How to Change the Author of a Word Document
When you create a Microsoft Word document, it automatically tags your name as the author — pulled from your Microsoft Office account or Windows user profile. That embedded author information travels with the file, shows up in document properties, and appears in tracked changes and comments. Knowing how to update or remove it matters more than most people realize, especially when sharing files professionally or handing off work.
Where Does Word Get the Author Name?
Word pulls author data from two places:
- Your Microsoft Office account name — set in Word's options under your personal info
- The document's built-in properties — stored in the file itself when it was first created or last saved
These two sources can get out of sync. A document created on a colleague's machine will carry their name in its properties even after you've edited it extensively on your own. Understanding which layer you're changing determines which method actually works.
Method 1: Change the Author Name in Word's Settings
This is the most straightforward approach and affects all new documents going forward.
- Open Word and go to File → Options (on Windows) or Word → Preferences (on Mac)

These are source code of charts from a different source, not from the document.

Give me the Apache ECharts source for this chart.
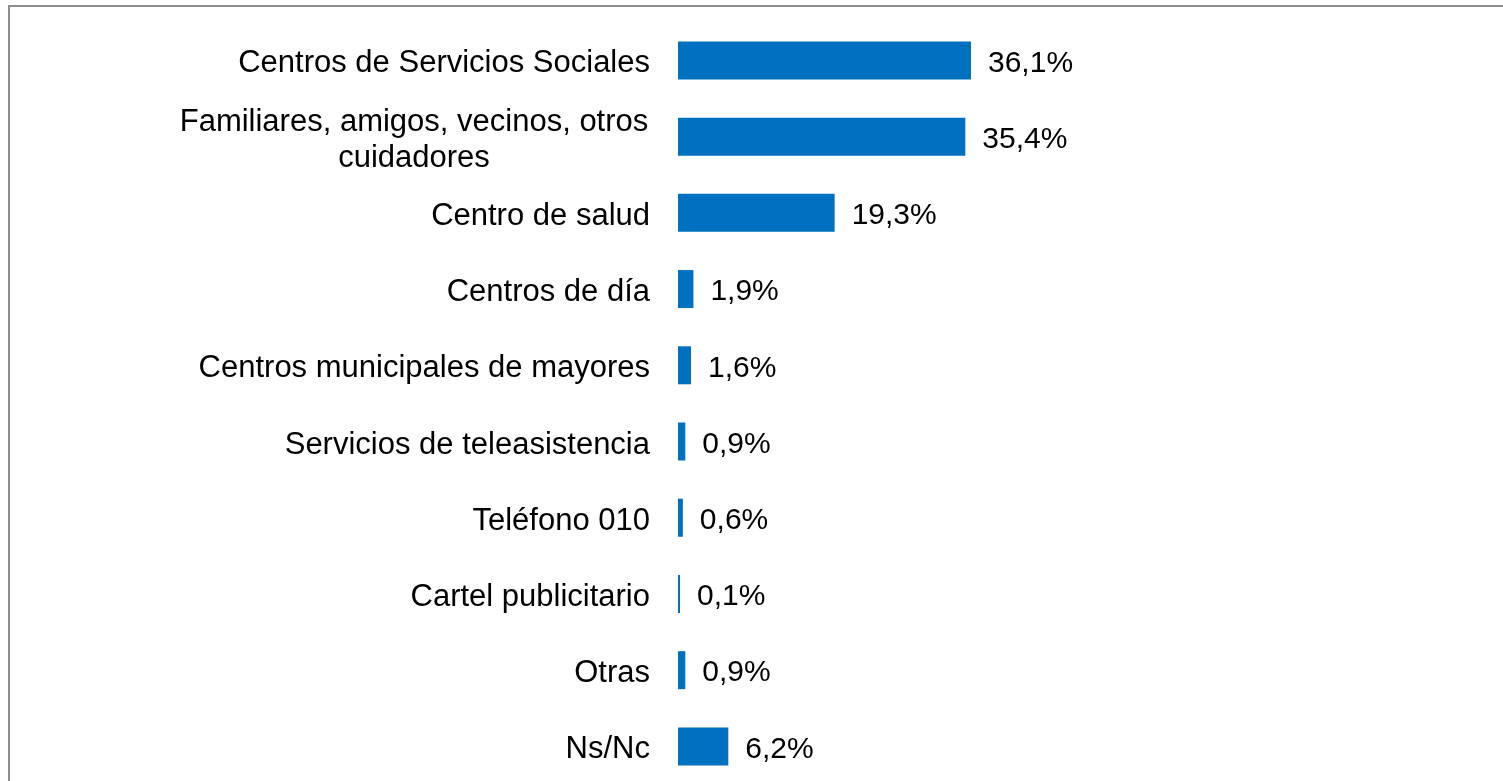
<!DOCTYPE html>
<html>
<head>
<meta charset="utf-8">
<script src="https://cdn.jsdelivr.net/npm/echarts@6/dist/echarts.min.js"></script>
<style>
html,body{margin:0;padding:0;background:#fff;overflow:hidden;}
#chart{width:1503px;height:820px;}
</style>
</head>
<body>
<div id="chart"></div>
<script>
const categories = [
  "Centros de Servicios Sociales",
  "Familiares, amigos, vecinos, otros\ncuidadores",
  "Centro de salud",
  "Centros de día",
  "Centros municipales de mayores",
  "Servicios de teleasistencia",
  "Teléfono 010",
  "Cartel publicitario",
  "Otras",
  "Ns/Nc"
];
const values = [36.1, 35.4, 19.3, 1.9, 1.6, 0.9, 0.6, 0.1, 0.9, 6.2];

const chart = echarts.init(document.getElementById('chart'), null, {renderer: 'canvas'});
const FONT = 'Liberation Sans, Arial, sans-serif';
chart.setOption({
  animation: false,
  backgroundColor: '#fff',
  grid: {left: 678, top: 22.3, width: 811.6, height: 762.2, containLabel: false},
  xAxis: {
    type: 'value', min: 0, max: 100,
    show: false
  },
  yAxis: {
    type: 'category',
    inverse: true,
    data: categories,
    axisLine: {show: false},
    axisTick: {show: false},
    axisLabel: {
      margin: 28,
      color: '#000',
      fontFamily: FONT,
      fontSize: 31,
      lineHeight: 36,
      align: 'right',
      padding: [7, 0, 0, 0],
      formatter: v => v.indexOf('\n') >= 0
        ? v.split('\n').map(s => '{c|' + s + '}').join('\n')
        : v,
      rich: {
        c: {width: 472, align: 'center', fontFamily: FONT, fontSize: 31, lineHeight: 36, color: '#000'}
      }
    }
  },
  series: [{
    type: 'bar',
    data: values,
    barWidth: 38,
    barMinHeight: 2,
    itemStyle: {color: '#0070C0'},
    label: {
      show: true,
      position: 'right',
      distance: 17,
      offset: [0, 3],
      color: '#000',
      fontFamily: FONT,
      fontSize: 30,
      formatter: p => p.value.toFixed(1).replace('.', ',') + '%'
    }
  }],
  graphic: [
    {type: 'line', shape: {x1: 9, y1: 6, x2: 9, y2: 820}, style: {stroke: '#8e8e8e', lineWidth: 2}},
    {type: 'line', shape: {x1: 8, y1: 6, x2: 1503, y2: 6}, style: {stroke: '#8e8e8e', lineWidth: 2}}
  ]
});
</script>
</body>
</html>
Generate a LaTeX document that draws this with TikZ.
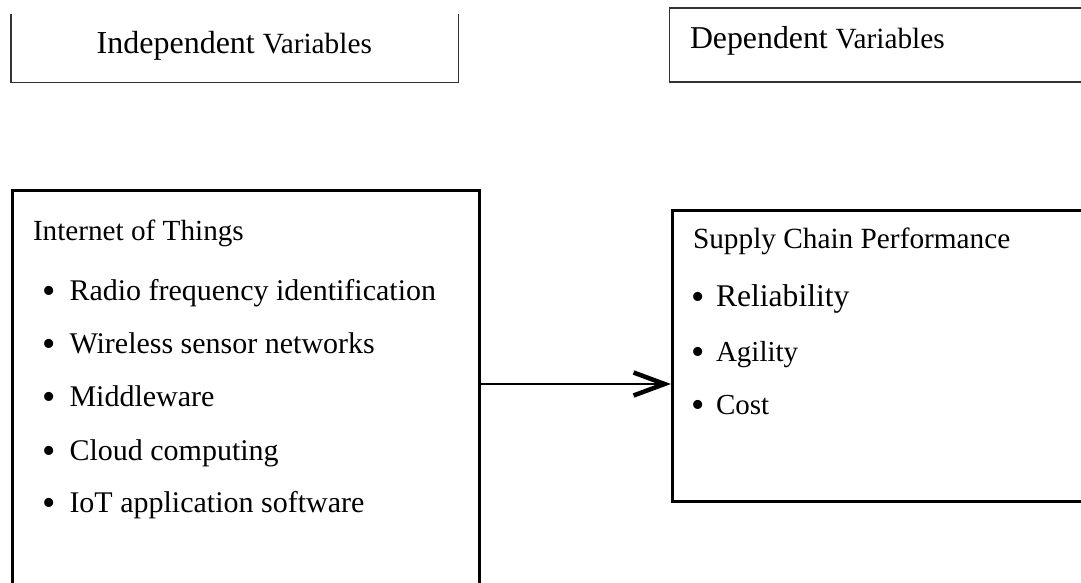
\documentclass[tikz,border=0pt]{standalone}
\usepackage{fontspec}
\setmainfont{Liberation Serif}
\usetikzlibrary{arrows.meta}
\begin{document}
\begin{tikzpicture}[x=1pt,y=1pt,
  thinbox/.style={draw=black!80, line width=1.3pt},
  thickbox/.style={draw=black, line width=3.3pt},
  boxshape/.style={anchor=north west, inner sep=0pt, rectangle},
  lbl/.style={anchor=base west, inner sep=0pt, outer sep=0pt},
  bul/.style={anchor=base, inner sep=0pt, outer sep=0pt, font=\fontsize{38}{44}\selectfont},
  conn/.style={line width=1.5pt, -{Straight Barb[length=31pt,width=23pt,line width=4.5pt]}}]
\useasboundingbox (0,0) rectangle (1081,-583);
\clip (0,0) rectangle (1081,-583);
% top boxes
\node[boxshape, minimum width=447pt, minimum height=68pt] (ivbox) at (11,-14) {};
\draw[thinbox] (ivbox.north west) -- (ivbox.south west) -- (ivbox.south east) -- (ivbox.north east);
\node[boxshape, thinbox, minimum width=450pt, minimum height=74pt] (dvbox) at (669,-7.5) {};
\node[lbl] (ivtext) at (96.7,-54) {\fontsize{32}{38}\selectfont Independent \fontsize{29.3}{35}\selectfont Variables};
\node[lbl] (dvtext) at (690,-48.3) {\fontsize{31.8}{38}\selectfont Dependent \fontsize{29.3}{35}\selectfont Variables};
% main boxes
\node[boxshape, thickbox, minimum width=466.7pt, minimum height=430pt] (iot) at (11,-189) {};
\node[boxshape, thickbox, minimum width=460pt, minimum height=291pt] (scp) at (671,-209) {};
% left contents
\node[lbl] (iottitle) at (33,-240) {\fontsize{29.2}{35}\selectfont Internet of Things};
\node[bul] (b1) at (49,-303) {•};
\node[lbl] (i1) at (69.5,-300) {\fontsize{30}{36}\selectfont Radio frequency identification};
\node[bul] (b2) at (49,-356.3) {•};
\node[lbl] (i2) at (69.5,-353.3) {\fontsize{30}{36}\selectfont Wireless sensor networks};
\node[bul] (b3) at (49,-409.7) {•};
\node[lbl] (i3) at (69.5,-406.7) {\fontsize{30}{36}\selectfont Middleware};
\node[bul] (b4) at (49,-463) {•};
\node[lbl] (i4) at (69.5,-460) {\fontsize{30}{36}\selectfont Cloud computing};
\node[bul] (b5) at (49,-515.7) {•};
\node[lbl] (i5) at (69.5,-512.7) {\fontsize{30}{36}\selectfont IoT application software};
% right contents
\node[lbl] (scptitle) at (693,-248) {\fontsize{29.3}{35}\selectfont Supply Chain Performance};
\node[bul] (r1b) at (698,-309.5) {•};
\node[lbl] (r1) at (716,-306.5) {\fontsize{31.6}{38}\selectfont Reliability};
\node[bul] (r2b) at (698,-364.8) {•};
\node[lbl] (r2) at (716,-361.8) {\fontsize{29}{35}\selectfont Agility};
\node[bul] (r3b) at (698,-417.3) {•};
\node[lbl] (r3) at (716,-414.3) {\fontsize{29}{35}\selectfont Cost};
% connector
\draw[conn] (iot.east |- 0,-384) -- (scp.west |- 0,-384);
\end{tikzpicture}
\end{document}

- Under the General tab, find the section labeled Personalize your copy of Microsoft Office
- Update the User name and Initials fields
- Click OK
This change affects your name in tracked changes, comments, and any new documents created after that point. It does not retroactively rewrite the author stored inside an existing file's properties.
Method 2: Edit the Document Properties Directly
The author name embedded in a document's properties is a separate field. Here's how to change it:
On Windows:
- With the document open, go to File → Info
- On the right panel, look for Related People — you'll see the author listed there
- Right-click the author name and select Remove Person or Edit Property
- To add a new author, click Add an author
Alternatively, through advanced properties:
- Go to File → Info → Properties → Advanced Properties
- Click the Summary tab
- Edit the Author field directly
On Mac:
- Go to File → Properties
- Select the Summary tab
- Edit the Author field
This method changes the stored metadata inside the file — the name that shows up when someone checks document properties or inspects the file before sharing.
Method 3: Remove Author Metadata Using the Document Inspector 🔍
If your goal is to strip out personal information entirely before sharing a document externally, the Document Inspector is the right tool.
- Go to File → Info → Check for Issues → Inspect Document
- Make sure Document Properties and Personal Information is checked
- Click Inspect
- When the results appear, click Remove All next to Document Properties and Personal Information
This removes author data, comments metadata, and other embedded personal details in one pass. It's a more aggressive approach — you can't selectively keep some properties and remove others with this method.
Method 4: Change the Author for Tracked Changes Specifically
Tracked changes carry the name of whoever made each edit. If you're cleaning up a document's revision history or correcting a name that appeared incorrectly, this requires a slightly different approach.
The author name on existing tracked changes cannot be edited directly from within Word's standard interface. However:
- Accepting or rejecting all tracked changes removes the associated author attribution
- If you need to change the name attached to future edits in the same session, update your user name (Method 1) before making changes
- For bulk metadata editing across multiple documents, third-party tools or Word macros can be used — though this introduces complexity and requires comfort with scripting or add-ins
What Changes and What Doesn't: A Quick Reference
| What You're Changing | Method to Use | Affects Existing Files? |
|---|---|---|
| Name on future tracked changes | Word Options (Method 1) | No |
| Embedded document author property | File Info or Advanced Properties (Method 2) | Yes, that file only |
| All personal metadata at once | Document Inspector (Method 3) | Yes, destructively |
| Author on past tracked changes | Accept/reject changes or macro | Removes, not edits |
Variables That Shape Your Approach 🖥️
The right method depends on factors specific to your situation:
Version of Word matters. The exact menu paths above apply to Microsoft 365 and Word 2019/2021. Older versions like Word 2013 or 2016 have similar options but the interface layout differs slightly — particularly in the File Info panel.
Purpose of the change is a major factor. Correcting your own name for professional consistency is different from removing all traces of authorship before sharing a sensitive document. The Document Inspector is built for the latter; editing properties manually suits the former.
Shared or collaborative documents add a layer of complexity. In Word documents stored on SharePoint or OneDrive with co-authoring enabled, author data is also tied to Microsoft account credentials. Changing a local profile name may not fully update what other collaborators see.
Number of documents you need to update also matters. Changing one file manually is trivial. Updating author data across dozens of documents consistently requires either a macro-based approach or a dedicated metadata editing tool — both of which require a higher comfort level with Word's more technical features.
The combination of those factors — your Word version, what you actually need the change to do, and the scale of the task — determines which of these methods is worth your time.